Charles Banks Wilson has been called “America’s finest artist-historian” by the American painter and muralist Thomas Hart Benton. In his lifetime, Wilson has painted many portraits including Will Rogers and Woody Guthrie. Born in Springdale, Arkansas, Wilson began painting after his family moved to Oklahoma when he was a boy. His favorite subject matter was always American Indians. Much of Wilson’s art is part of a permanent collection at the Gilcrease Museum in Tulsa. His portrait of a Quapaw warrior hangs in Ole Main, on the campus of the University of Arkansas. The most expansive work of his life was a commission in 1970 to paint four giant historical murals for the Oklahoma Capitol’s rotunda. Each mural is 13 feet tall and 27 feet wide. For 15 years, Wilson taught art at Northeastern Oklahoma A & M College, before devoting his time to traveling the west and working in his studio. Wilson returned to Arkansas in 1989 and awakes every morning to draw and paint - telling new stories of old faces and preserving memories on canvas.

Julia Gardner - Wynne
Nominator – Kay King, Wynne

Julia Gardner, at age 92, remains a leader and inspiration to the arts community in Cross County. She was an art educator in the delta communities of Earle, Parkin, Wynne, and Hughes for over 50 years. She was the first high school art teacher in Wynne, and she worked to promote an appreciation for the arts, as well as bring arts programming to elementary and high school students in the area. She was the driving force in the creation of the Cross County Arts Council, which was formed in 1984. She was also instrumental in the construction of an outdoor classroom, known as “The Learning Curve.” The superintendent of Wynne Public Schools, Mr. Darryl Smith said “Mrs. Gardner is an exemplary role model in our community for people of all ages. She is both loved and respected by all who know her.” 

Lorenzo Smith - Little Rock
Nominator – Irish Williams, Marianna

Lorenzo Smith, owner of a successful music store in Little Rock, is a hero in his hometown of Marianna, Arkansas. Smith is a graduate of Lee County High School and saxophonist in the school band in the 1960’s. Smith understands the importance of music in the lives of students, so when approached to restore the Lee High School Marching Band and revive school spirit and community pride, Smith agreed. Along with a group of Lee County citizens, a band restoration committee was formed. The school district had no money for uniforms and very few working instruments and no band director. Until a band director was hired, Smith would load up his own van with instruments from his music store and drive the 100 miles to Marianna and spend most of his weekend teaching 180 students to play music. Smith continues to work with the band director, teaching workshops and repairing donated instruments, so that eager students can participate. Through Lorenzo Smith’s efforts, Lee County Marching Band students now play at football games and parades and have even received music scholarships to attend college.

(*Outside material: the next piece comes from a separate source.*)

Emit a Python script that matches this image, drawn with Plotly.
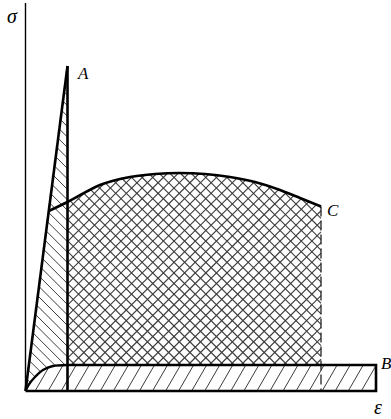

The Arkansas Arts Council was established in 1971 to develop and implement a comprehensive statewide program for the support of the arts in Arkansas. The Arts Council carries out a program of services and grants-in-aid supporting arts endeavors that have significance and that encourage and assist artists in achieving standards of professional excellence. In addition, the Arts Council assists other relevant arts projects including surveys, research and planning for the arts.

The Arkansas Arts Council is an agency of the Department of Arkansas Heritage and shares the goals of all its agencies, that of preserving and enhancing the heritage of the state of Arkansas. The other agencies are: Arkansas Historic Preservation Program, Arkansas Natural Heritage Commission, the Delta Cultural Center in Helena, Historic Arkansas Museum, the Mosaic Templars Cultural Center and the Old State House Museum. Funding for the Arkansas Arts Council and its programs is provided by the State of Arkansas and the National Endowment for the Arts.